Developing a Dual-Stage Vision Transformer Model for Lung Disease Classification
Anirudh Mazumder, Jianguo Liu
TL;DR
The paper addresses automated lung-disease classification from chest X-rays across 14 classes by proposing a dual-stage architecture that fuses a Vision Transformer (ViT) and a Swin Transformer. The ViT serves as a feature extractor pretrained on ImageNet-21k, and the Swin Transformer refines these features with hierarchical, window-based attention, with their outputs concatenated and fed to a classifier. With data normalization, augmentation, and Binary Cross-Entropy with Logits optimization, the model achieves a label-level accuracy of 92.06% on unseen data, though performance may be affected by class imbalance as reflected in the precision–recall behavior.

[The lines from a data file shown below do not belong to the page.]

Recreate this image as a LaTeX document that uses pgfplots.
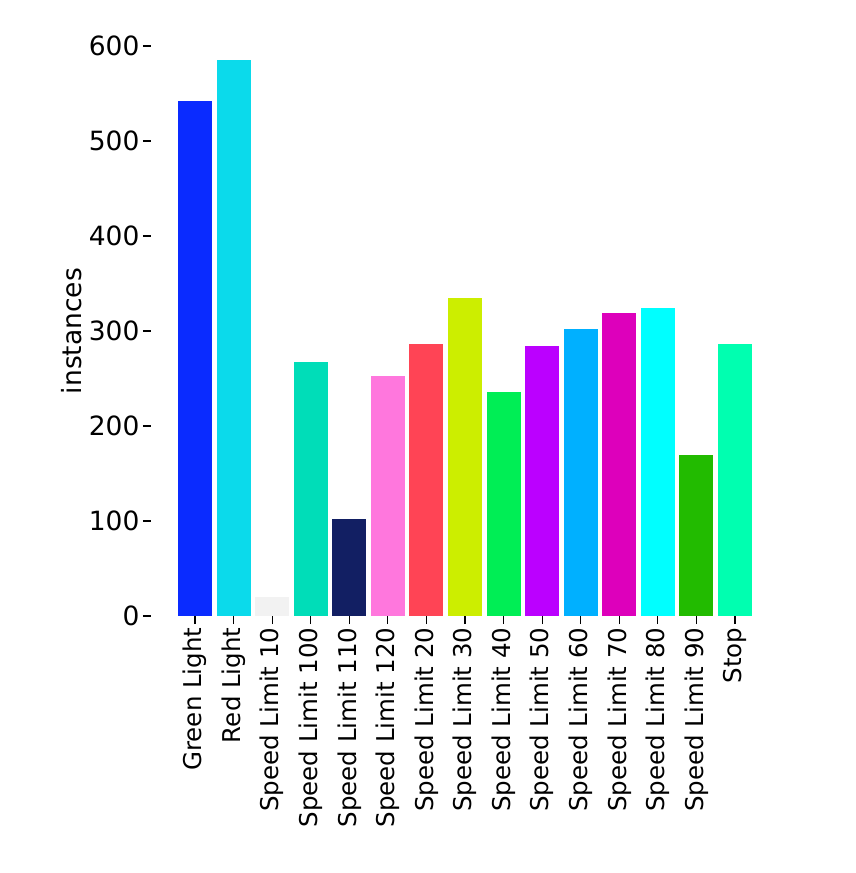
\documentclass[border=0pt]{standalone}
\usepackage{pgfplots}
\pgfplotsset{compat=1.18}
\usepackage{fontspec}
\setmainfont{DejaVu Sans}
\definecolor{c1}{HTML}{0A2BFF}
\definecolor{c2}{HTML}{0BDAEB}
\definecolor{c3}{HTML}{F2F2F2}
\definecolor{c4}{HTML}{00DDB8}
\definecolor{c5}{HTML}{121F63}
\definecolor{c6}{HTML}{FF77DD}
\definecolor{c7}{HTML}{FF4455}
\definecolor{c8}{HTML}{CCEE00}
\definecolor{c9}{HTML}{00EE55}
\definecolor{c10}{HTML}{BB00FF}
\definecolor{c11}{HTML}{00B0FF}
\definecolor{c12}{HTML}{DD00BB}
\definecolor{c13}{HTML}{00FFFF}
\definecolor{c14}{HTML}{22BB00}
\definecolor{c15}{HTML}{00FFB0}
\begin{document}
\begin{tikzpicture}
\begin{axis}[
  scale only axis, width=606pt, height=570pt,
  xmin=-1.14, xmax=14.57, ymin=0, ymax=600,
  axis line style={draw=none},
  ybar, bar width=34pt, bar shift=0pt,
  xtick={0,...,14},
  xticklabels={Green Light,Red Light,Speed Limit 10,Speed Limit 100,Speed Limit 110,Speed Limit 120,Speed Limit 20,Speed Limit 30,Speed Limit 40,Speed Limit 50,Speed Limit 60,Speed Limit 70,Speed Limit 80,Speed Limit 90,Stop},
  x tick label style={rotate=90, anchor=east, font=\fontsize{24.5}{28}\selectfont},
  ytick={0,100,...,600},
  y tick label style={font=\fontsize{26.5}{30}\selectfont},
  /pgf/number format/assume math mode=true,
  tick align=outside, major tick length=8pt, tick style={black, line width=1.2pt},
  xtick pos=bottom, ytick pos=left,
  ylabel={instances},
  ylabel style={font=\fontsize{26.5}{30}\selectfont},
  clip=false,
]
\addplot[fill=c1, draw=none] coordinates {(0,542)};
\addplot[fill=c2, draw=none] coordinates {(1,585)};
\addplot[fill=c3, draw=none] coordinates {(2,20)};
\addplot[fill=c4, draw=none] coordinates {(3,267)};
\addplot[fill=c5, draw=none] coordinates {(4,102)};
\addplot[fill=c6, draw=none] coordinates {(5,253)};
\addplot[fill=c7, draw=none] coordinates {(6,286)};
\addplot[fill=c8, draw=none] coordinates {(7,335)};
\addplot[fill=c9, draw=none] coordinates {(8,236)};
\addplot[fill=c10, draw=none] coordinates {(9,284)};
\addplot[fill=c11, draw=none] coordinates {(10,302)};
\addplot[fill=c12, draw=none] coordinates {(11,319)};
\addplot[fill=c13, draw=none] coordinates {(12,324)};
\addplot[fill=c14, draw=none] coordinates {(13,169)};
\addplot[fill=c15, draw=none] coordinates {(14,286)};
\end{axis}
\path[use as bounding box] (-151pt,-257pt) rectangle (704pt,616pt);
\end{tikzpicture}
\end{document}
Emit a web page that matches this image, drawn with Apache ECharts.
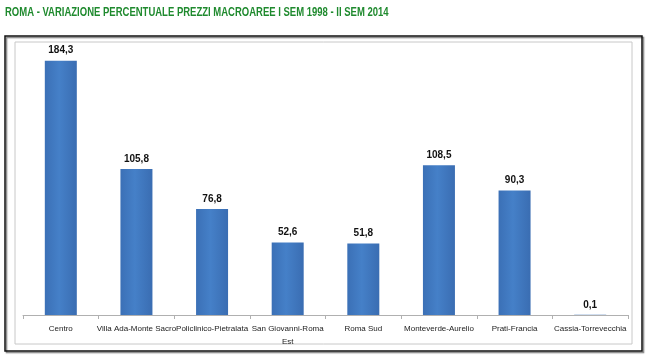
<!DOCTYPE html>
<html>
<head>
<meta charset="utf-8">
<script src="https://cdn.jsdelivr.net/npm/echarts@6/dist/echarts.min.js"></script>
<style>html,body{margin:0;padding:0;background:#fff;}#c{width:650px;height:360px;}</style>
</head>
<body>
<div id="c"></div>
<script>
const titleText = 'ROMA - VARIAZIONE PERCENTUALE PREZZI MACROAREE I SEM 1998 - II SEM 2014';
const categories = ['Centro', 'Villa Ada-Monte Sacro', 'Policlinico-Pietralata', 'San Giovanni-Roma\nEst', 'Roma Sud', 'Monteverde-Aurelio', 'Prati-Francia', 'Cassia-Torrevecchia'];
const values = [184.3, 105.8, 76.8, 52.6, 51.8, 108.5, 90.3, 0.1];

const chart = echarts.init(document.getElementById('c'), null, {renderer: 'canvas'});
const font = '"Liberation Sans", Arial, sans-serif';
chart.setOption({
  animation: false,
  backgroundColor: '#fff',
  graphic: [
    {type: 'text', x: 5, y: 6, scaleX: 0.76, z: 5,
     style: {text: titleText, fill: '#1f8a2e', fontSize: 12.5, fontWeight: 'bold', fontFamily: font}},
    {type: 'rect', shape: {x: 5, y: 36, width: 637, height: 315},
     style: {fill: 'none', stroke: '#111', lineWidth: 1.5, shadowColor: 'rgba(0,0,0,0.5)', shadowOffsetX: 1.5, shadowOffsetY: 1.5, shadowBlur: 1}, z: 0},
    {type: 'rect', shape: {x: 15, y: 42, width: 617, height: 302},
     style: {fill: 'none', stroke: '#c8c8c8', lineWidth: 1}, z: 0}
  ],
  grid: {left: 23, right: 22, top: 39, bottom: 45},
  xAxis: {
    type: 'category', data: categories,
    axisLine: {lineStyle: {color: '#b0b0b0'}},
    axisTick: {show: true, length: 4, lineStyle: {color: '#b0b0b0'}},
    axisLabel: {interval: 0, color: '#222', fontSize: 8, fontFamily: font, lineHeight: 13, margin: 7}
  },
  yAxis: {type: 'value', min: 0, max: 200, show: false, splitLine: {show: false}},
  series: [{
    type: 'bar', data: values, barWidth: 32,
    itemStyle: {color: new echarts.graphic.LinearGradient(0, 0, 1, 0, [
      {offset: 0, color: '#3b70b6'}, {offset: 0.45, color: '#4580c8'}, {offset: 1, color: '#3a6db2'}])},
    label: {
      show: true, position: 'top', distance: 5, color: '#111', fontSize: 10, fontWeight: 'bold', fontFamily: font,
      formatter: p => String(p.value).replace('.', ',')
    }
  }]
});
</script>
</body>
</html>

The work highlights the potential of transformer-based dual-stage architectures for rapid, scalable lung-disease diagnosis from X-rays and suggests future directions including more compute, broader dataset benchmarking, and clinical integration to improve real-world impact.
Abstract
Lung diseases have become a prevalent problem throughout the United States, affecting over 34 million people. Accurate and timely diagnosis of the different types of lung diseases is critical, and Artificial Intelligence (AI) methods could speed up these processes. A dual-stage vision transformer is built throughout this research by integrating a Vision Transformer (ViT) and a Swin Transformer to classify 14 different lung diseases from X-ray scans of patients with these diseases. The proposed model achieved an accuracy of 92.06% on a label-level when making predictions on an unseen testing subset of the dataset after data preprocessing and training the neural network. The model showed promise for accurately classifying lung diseases and diagnosing patients who suffer from these harmful diseases.